In that instant, I saw my age as if on a number chart, contrasted against the years I would not live. And it did not seem real that this could be the end—there had been no warning, it was so unlike the way it was “supposed to be” (whatever that means), and I had so much yet to do!
Fortunately—and, well, rather obviously—it was not the end. But even though I write to you now from the comfort of my office, my coffee and heater nearby as I watch the snow fall, I am just as close to the end as I thought I was that day. Actually closer, in fact.
(Nice happy thought for the first blog post of the year, right?)
Okay, I want to be real. I think about life and the next life a lot. I often long for my eternal home. And because my soul is secure in Christ’s hands, I do not fear death. But I now see I do fear dying.
Specifically, I fear dying and having nothing to show for my life. Dying and having people not know how much they mean to me. But perhaps most of all, I fear dying and having never truly lived.
“Lord, make me to know my end and what is the extent of my days; let me know how transient I am” (Psalm 39:4 NASB).
Thanks to my little mishap and a recent message from my pastor, I see I’ve looked at life from the wrong end. My formula for getting through life looks like a line moving in a doodle from Point A to B, with the only intention being that it doesn’t reach B before the ink starts to run out.
What if the only way to live is with the end in mind?

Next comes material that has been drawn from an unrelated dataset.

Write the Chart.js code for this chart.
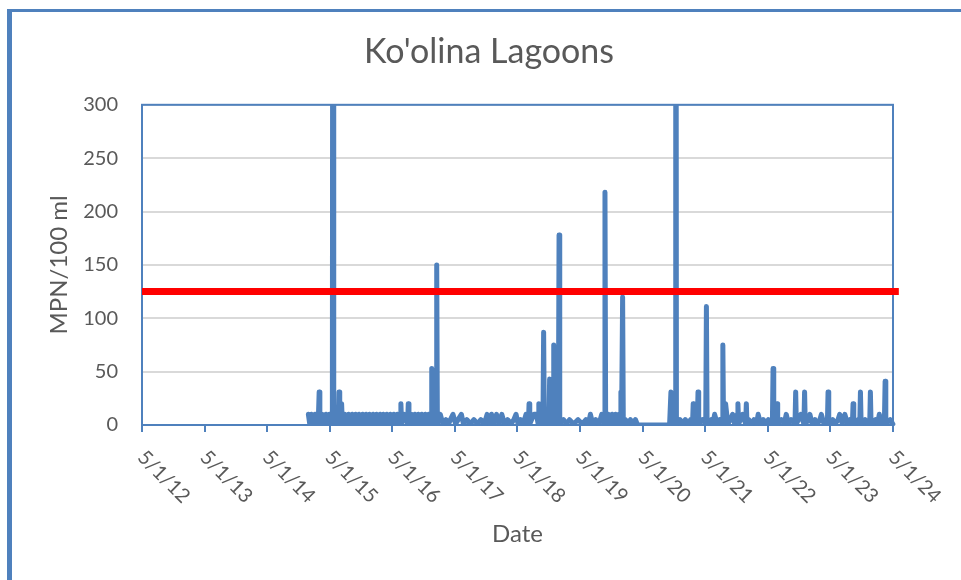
<!DOCTYPE html>
<html>
<head>
<meta charset="utf-8">
<title>Ko'olina Lagoons</title>
<script src="https://cdn.jsdelivr.net/npm/chart.js@4.4.1/dist/chart.umd.min.js"></script>
<style>
  html, body { margin: 0; padding: 0; background: #ffffff; }
  #wrap { width: 961px; height: 580px; }
</style>
</head>
<body>
<div id="wrap"><canvas id="lagoonChart" width="961" height="580"></canvas></div>
<script>
// Sample dates and enterococcus counts (MPN/100 ml)
const sampleDates = [
  '2014-12-28',
  '2015-01-05', '2015-01-15', '2015-01-25', '2015-02-05', '2015-02-15', '2015-02-25', '2015-03-01', '2015-03-05',
  '2015-03-20', '2015-03-30', '2015-04-10', '2015-04-20', '2015-04-30', '2015-05-10', '2015-05-17', '2015-05-21',
  '2015-05-25', '2015-06-10', '2015-06-21', '2015-06-25', '2015-06-29', '2015-07-10', '2015-07-14', '2015-07-30',
  '2015-08-10', '2015-08-20', '2015-08-30', '2015-09-10', '2015-09-20', '2015-09-30', '2015-10-10', '2015-10-20',
  '2015-10-30', '2015-11-10', '2015-11-20', '2015-11-30', '2015-12-10', '2015-12-20', '2015-12-30',
  '2016-01-10', '2016-01-20', '2016-01-30', '2016-02-10', '2016-02-20', '2016-03-01', '2016-03-10', '2016-03-20',
  '2016-03-30', '2016-04-10', '2016-04-20', '2016-04-30', '2016-05-10', '2016-05-20', '2016-05-30', '2016-06-16',
  '2016-06-20', '2016-06-24', '2016-07-10', '2016-07-29', '2016-08-02', '2016-08-06', '2016-08-22', '2016-09-01',
  '2016-09-10', '2016-09-20', '2016-09-30', '2016-10-10', '2016-10-20', '2016-10-30', '2016-11-10', '2016-11-20',
  '2016-11-30', '2016-12-13', '2016-12-17', '2016-12-21',
  '2017-01-05', '2017-01-11', '2017-01-15', '2017-01-19', '2017-02-05', '2017-02-20', '2017-03-10', '2017-03-25',
  '2017-04-05', '2017-04-20', '2017-05-05', '2017-05-20', '2017-06-08', '2017-06-20', '2017-07-10', '2017-07-30',
  '2017-08-20', '2017-09-10', '2017-09-30', '2017-10-20', '2017-11-05', '2017-11-20', '2017-12-01', '2017-12-15',
  '2017-12-30',
  '2018-01-15', '2018-01-30', '2018-02-15', '2018-03-05', '2018-03-25', '2018-04-10', '2018-04-23', '2018-05-05',
  '2018-05-20', '2018-06-05', '2018-06-20', '2018-07-04', '2018-07-08', '2018-07-12', '2018-08-05', '2018-08-20',
  '2018-08-30', '2018-09-03', '2018-09-07', '2018-09-27', '2018-10-01', '2018-10-05', '2018-10-25', '2018-11-01',
  '2018-11-05', '2018-11-09', '2018-11-25', '2018-11-29', '2018-12-03', '2018-12-20', '2018-12-26', '2018-12-30',
  '2019-01-03', '2019-01-25', '2019-02-10', '2019-03-01', '2019-03-25', '2019-04-20', '2019-05-15', '2019-06-05',
  '2019-06-20', '2019-07-01', '2019-07-15', '2019-08-01', '2019-08-20', '2019-09-05', '2019-09-20', '2019-09-24',
  '2019-09-28', '2019-10-15', '2019-10-25', '2019-11-05', '2019-11-15', '2019-11-25', '2019-12-05', '2019-12-15',
  '2019-12-24', '2019-12-26', '2019-12-30',
  '2020-01-05', '2020-01-09', '2020-01-22', '2020-02-05', '2020-02-20', '2020-03-05', '2020-03-20', '2020-04-01',
  '2020-10-05', '2020-10-13', '2020-10-17', '2020-11-06', '2020-11-10', '2020-11-14', '2020-12-05', '2020-12-20',
  '2021-01-05', '2021-01-20', '2021-02-05', '2021-02-16', '2021-02-20', '2021-02-24', '2021-03-16', '2021-03-20',
  '2021-03-24', '2021-04-15', '2021-05-04', '2021-05-08', '2021-05-12', '2021-06-05', '2021-06-15', '2021-06-25',
  '2021-07-10', '2021-07-25', '2021-08-08', '2021-08-12', '2021-08-16', '2021-08-28', '2021-09-10', '2021-09-25',
  '2021-10-08', '2021-10-20', '2021-11-04', '2021-11-08', '2021-11-12', '2021-12-05', '2021-12-23', '2021-12-27',
  '2021-12-31',
  '2022-01-10', '2022-01-25', '2022-02-10', '2022-02-25', '2022-03-06', '2022-03-20', '2022-04-05', '2022-04-20',
  '2022-05-05', '2022-05-28', '2022-06-01', '2022-06-05', '2022-06-20', '2022-06-24', '2022-06-28', '2022-07-20',
  '2022-08-05', '2022-08-17', '2022-08-30', '2022-09-15', '2022-10-07', '2022-10-11', '2022-10-15', '2022-11-10',
  '2022-11-28', '2022-12-02', '2022-12-06', '2022-12-25',
  '2023-01-02', '2023-01-15', '2023-02-01', '2023-02-15', '2023-03-01', '2023-03-10', '2023-03-25', '2023-04-14',
  '2023-04-18', '2023-04-22', '2023-05-15', '2023-05-30', '2023-06-15', '2023-06-25', '2023-07-10', '2023-07-25',
  '2023-08-10', '2023-08-25', '2023-09-07', '2023-09-11', '2023-09-15', '2023-10-10', '2023-10-20', '2023-10-24',
  '2023-10-28', '2023-11-20', '2023-12-05', '2023-12-17', '2023-12-21', '2023-12-25',
  '2024-01-20', '2024-02-01', '2024-02-11', '2024-02-25', '2024-03-12', '2024-03-16', '2024-03-20', '2024-04-15',
  '2024-04-30'
];

const mpnValues = [
  10,
  1, 10, 1, 10, 1, 10, 31, 1,
  10, 1, 10, 1, 10, 1, 10, 1000,
  1, 10, 1, 31, 1, 20, 1, 10,
  1, 10, 1, 10, 1, 10, 1, 10,
  1, 10, 1, 10, 1, 10, 1,
  10, 1, 10, 1, 10, 1, 10, 1,
  10, 1, 10, 1, 10, 1, 10, 1,
  20, 1, 10, 1, 20, 1, 10, 1,
  10, 1, 10, 1, 10, 1, 10, 1,
  10, 1, 53, 1,
  10, 1, 150, 1, 10, 1, 5, 1,
  5, 10, 1, 5, 10, 1, 5, 1,
  5, 1, 5, 1, 10, 1, 10, 1,
  10,
  1, 10, 1, 5, 1, 5, 10, 1,
  5, 1, 10, 1, 20, 1, 10, 10,
  1, 20, 1, 1, 87, 1, 10, 1,
  43, 1, 1, 75, 1, 10, 1, 178,
  1, 5, 1, 5, 1, 5, 1, 5,
  1, 10, 1, 5, 1, 10, 1, 218,
  1, 10, 1, 10, 1, 10, 1, 10,
  1, 31, 5,
  120, 1, 5, 1, 5, 1, 5, 0,
  0, 31, 1, 1, 1000, 1, 5, 1,
  5, 1, 5, 1, 20, 1, 1, 31,
  1, 5, 1, 111, 1, 5, 1, 10,
  1, 5, 1, 75, 1, 20, 1, 5,
  10, 1, 10, 20, 1, 10, 1, 20,
  1,
  5, 1, 5, 1, 10, 1, 5, 1,
  5, 1, 53, 1, 1, 20, 1, 5,
  1, 10, 1, 5, 1, 31, 1, 10,
  1, 31, 1, 5,
  10, 1, 5, 1, 5, 10, 1, 1,
  31, 1, 5, 1, 5, 10, 1, 10,
  1, 5, 1, 20, 1, 5, 1, 31,
  1, 5, 1, 1, 31, 1,
  5, 1, 10, 1, 5, 41, 1, 5,
  1
];

// State single-sample threshold drawn as the red line
const thresholdValue = 125;
const thresholdSpan = ['2012-05-01', '2024-06-04'];

// X axis ticks (every May 1st) and their labels
const tickYears = [2012, 2013, 2014, 2015, 2016, 2017, 2018, 2019, 2020, 2021, 2022, 2023, 2024];
const tickLabels = ['5/1/12', '5/1/13', '5/1/14', '5/1/15', '5/1/16', '5/1/17', '5/1/18',
  '5/1/19', '5/1/20', '5/1/21', '5/1/22', '5/1/23', '5/1/24'];

const yTicks = [0, 50, 100, 150, 200, 250, 300];

const colors = {
  blue: '#4f81bd',
  red: '#ff0000',
  grid: '#d9d9d9',
  text: '#595959'
};
const fontFamily = "Lato, 'Open Sans', sans-serif";

const tickValues = tickYears.map(y => Date.UTC(y, 4, 1));

const sampleData = sampleDates.map((d, i) => ({ x: Date.parse(d), y: mpnValues[i] }));
const thresholdData = thresholdSpan.map(d => ({ x: Date.parse(d), y: thresholdValue }));

// white background plus the blue frame at the left / top of the picture
const framePlugin = {
  id: 'frame',
  beforeDraw(chart) {
    const ctx = chart.ctx;
    ctx.save();
    ctx.fillStyle = '#ffffff';
    ctx.fillRect(0, 0, chart.width, chart.height);
    ctx.fillStyle = colors.blue;
    ctx.fillRect(7, 9, 5, chart.height - 9);
    ctx.fillRect(7, 9, chart.width - 7, 3);
    ctx.restore();
  },
  beforeDatasetsDraw(chart) {
    const a = chart.chartArea;
    const ctx = chart.ctx;
    ctx.save();
    ctx.strokeStyle = colors.blue;
    ctx.lineWidth = 2;
    ctx.strokeRect(a.left, a.top, a.right - a.left, a.bottom - a.top);
    ctx.restore();
  }
};

// date labels, turned 45 degrees clockwise like the Excel original
const slantedLabels = {
  id: 'slantedLabels',
  afterDraw(chart) {
    const scale = chart.scales.x;
    const ctx = chart.ctx;
    ctx.save();
    ctx.font = '20px ' + fontFamily;
    ctx.fillStyle = colors.text;
    ctx.textAlign = 'left';
    ctx.textBaseline = 'middle';
    scale.ticks.forEach((t, i) => {
      const px = scale.getPixelForValue(t.value);
      ctx.save();
      ctx.translate(px - 1, scale.top + 29);
      ctx.rotate(Math.PI / 4);
      ctx.fillText(tickLabels[i], 0, 0);
      ctx.restore();
    });
    ctx.restore();
  }
};

new Chart(document.getElementById('lagoonChart'), {
  type: 'line',
  data: {
    datasets: [
      {
        label: 'Threshold',
        data: thresholdData,
        borderColor: colors.red,
        borderWidth: 7,
        borderCapStyle: 'butt',
        pointRadius: 0,
        clip: false,
        order: 0
      },
      {
        label: 'Enterococcus',
        data: sampleData,
        borderColor: colors.blue,
        borderWidth: 5,
        borderJoinStyle: 'round',
        borderCapStyle: 'round',
        tension: 0,
        pointRadius: 0,
        clip: { left: 5, top: 0, right: 5, bottom: 1 },
        order: 1
      }
    ]
  },
  options: {
    responsive: false,
    animation: false,
    devicePixelRatio: 1,
    layout: { padding: { left: 17, right: 0, top: 0, bottom: 0 } },
    plugins: {
      legend: { display: false },
      tooltip: { enabled: false },
      title: {
        display: true,
        text: "Ko'olina Lagoons",
        color: colors.text,
        font: { family: fontFamily, size: 34, weight: 'normal' },
        padding: { top: 32, bottom: 32 }
      }
    },
    scales: {
      x: {
        type: 'linear',
        min: tickValues[0],
        max: tickValues[tickValues.length - 1],
        afterBuildTicks: (scale) => {
          scale.ticks = tickValues.map(v => ({ value: v }));
        },
        afterFit: (scale) => { scale.height = 155; },
        ticks: { display: false },
        grid: {
          display: true,
          drawOnChartArea: false,
          drawTicks: true,
          tickLength: 7,
          color: colors.blue,
          lineWidth: 2
        },
        border: { display: true, color: colors.blue, width: 2 },
        title: {
          display: true,
          text: 'Date',
          color: colors.text,
          font: { family: fontFamily, size: 24 },
          padding: { top: 0, bottom: 31 }
        }
      },
      y: {
        min: 0,
        max: 300,
        afterBuildTicks: (scale) => {
          scale.ticks = yTicks.map(v => ({ value: v }));
        },
        afterFit: (scale) => { scale.width = 125; },
        ticks: {
          color: colors.text,
          padding: 24,
          font: { family: fontFamily, size: 20 }
        },
        grid: {
          color: colors.grid,
          lineWidth: 2,
          drawTicks: false
        },
        border: { display: true, color: colors.blue, width: 2 },
        title: {
          display: true,
          text: 'MPN/100 ml',
          color: colors.text,
          font: { family: fontFamily, size: 24 },
          padding: { top: 28, bottom: 0 }
        }
      },
      // empty right-hand box that keeps the white margin beside the plot
      spacer: {
        position: 'right',
        display: true,
        afterFit: (scale) => { scale.width = 68; },
        ticks: { display: false },
        grid: { display: false },
        border: { display: false }
      }
    }
  },
  plugins: [framePlugin, slantedLabels]
});
</script>
</body>
</html>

A straight line that runs right past Point B and into infinity. Because infinity is the end.
No matter how sudden or unwelcome it is when it comes, death is not the end for anyone. It’s a doorway to eternity. For me, as a believer, heaven is the end—the end destination, that is.

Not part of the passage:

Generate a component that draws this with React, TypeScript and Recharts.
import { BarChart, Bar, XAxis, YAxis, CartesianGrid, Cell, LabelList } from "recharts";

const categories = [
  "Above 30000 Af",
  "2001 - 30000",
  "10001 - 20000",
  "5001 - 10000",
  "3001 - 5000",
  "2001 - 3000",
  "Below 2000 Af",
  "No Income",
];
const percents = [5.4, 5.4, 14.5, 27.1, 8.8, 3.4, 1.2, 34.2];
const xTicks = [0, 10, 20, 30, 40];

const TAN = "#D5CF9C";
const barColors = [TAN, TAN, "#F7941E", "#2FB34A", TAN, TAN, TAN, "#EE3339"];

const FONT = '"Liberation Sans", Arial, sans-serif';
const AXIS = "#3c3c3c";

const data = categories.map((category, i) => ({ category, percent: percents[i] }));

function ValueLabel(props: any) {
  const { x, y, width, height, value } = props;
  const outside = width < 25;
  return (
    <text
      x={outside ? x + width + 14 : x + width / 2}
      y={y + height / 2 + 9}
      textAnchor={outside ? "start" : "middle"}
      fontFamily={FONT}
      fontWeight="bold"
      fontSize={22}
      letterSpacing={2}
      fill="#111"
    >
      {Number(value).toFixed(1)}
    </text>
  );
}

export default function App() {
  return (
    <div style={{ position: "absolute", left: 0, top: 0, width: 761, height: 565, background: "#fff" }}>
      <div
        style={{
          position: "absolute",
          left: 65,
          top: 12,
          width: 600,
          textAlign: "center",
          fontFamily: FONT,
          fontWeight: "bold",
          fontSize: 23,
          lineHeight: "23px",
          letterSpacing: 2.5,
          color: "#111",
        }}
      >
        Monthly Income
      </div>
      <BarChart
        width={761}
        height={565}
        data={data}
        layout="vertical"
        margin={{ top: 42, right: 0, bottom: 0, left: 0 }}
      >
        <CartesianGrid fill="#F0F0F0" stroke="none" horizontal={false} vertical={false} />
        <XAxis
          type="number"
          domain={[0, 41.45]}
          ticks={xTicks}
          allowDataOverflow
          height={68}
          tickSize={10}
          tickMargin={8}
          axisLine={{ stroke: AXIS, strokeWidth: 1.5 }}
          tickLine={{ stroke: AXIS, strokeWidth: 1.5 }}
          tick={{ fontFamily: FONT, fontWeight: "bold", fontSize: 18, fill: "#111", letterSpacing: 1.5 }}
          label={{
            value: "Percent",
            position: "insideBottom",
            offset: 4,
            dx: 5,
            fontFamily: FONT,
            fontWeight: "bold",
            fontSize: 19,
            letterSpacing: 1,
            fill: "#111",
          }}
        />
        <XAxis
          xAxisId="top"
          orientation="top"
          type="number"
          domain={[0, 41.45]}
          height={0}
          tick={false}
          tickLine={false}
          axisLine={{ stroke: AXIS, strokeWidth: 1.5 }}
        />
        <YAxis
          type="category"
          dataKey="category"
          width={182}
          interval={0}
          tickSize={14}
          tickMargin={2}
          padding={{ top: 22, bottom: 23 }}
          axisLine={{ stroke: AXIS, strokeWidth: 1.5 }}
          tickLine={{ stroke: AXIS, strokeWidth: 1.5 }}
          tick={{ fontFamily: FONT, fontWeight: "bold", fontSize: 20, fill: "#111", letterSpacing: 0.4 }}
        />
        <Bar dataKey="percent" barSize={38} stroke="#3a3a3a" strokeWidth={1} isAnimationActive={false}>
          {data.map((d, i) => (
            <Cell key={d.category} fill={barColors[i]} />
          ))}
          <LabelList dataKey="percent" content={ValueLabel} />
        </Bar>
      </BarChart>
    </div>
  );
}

You can likely imagine how it felt to draw a full breath again. (And how the interview seemed a mite less daunting!) Though I was more than glad at the prospect of another tomorrow, perhaps that’s not all I should look toward anymore. If I want this life to count, I believe it’s time I prepare for eternity and not expect tomorrow.
Lord, help me to lift my eyes from the here and now, the constant striving after the wind. Help me to remember that this isn’t a race to find satisfaction and happiness before this life is over. Guide me everyday to live a fulfilled life in You.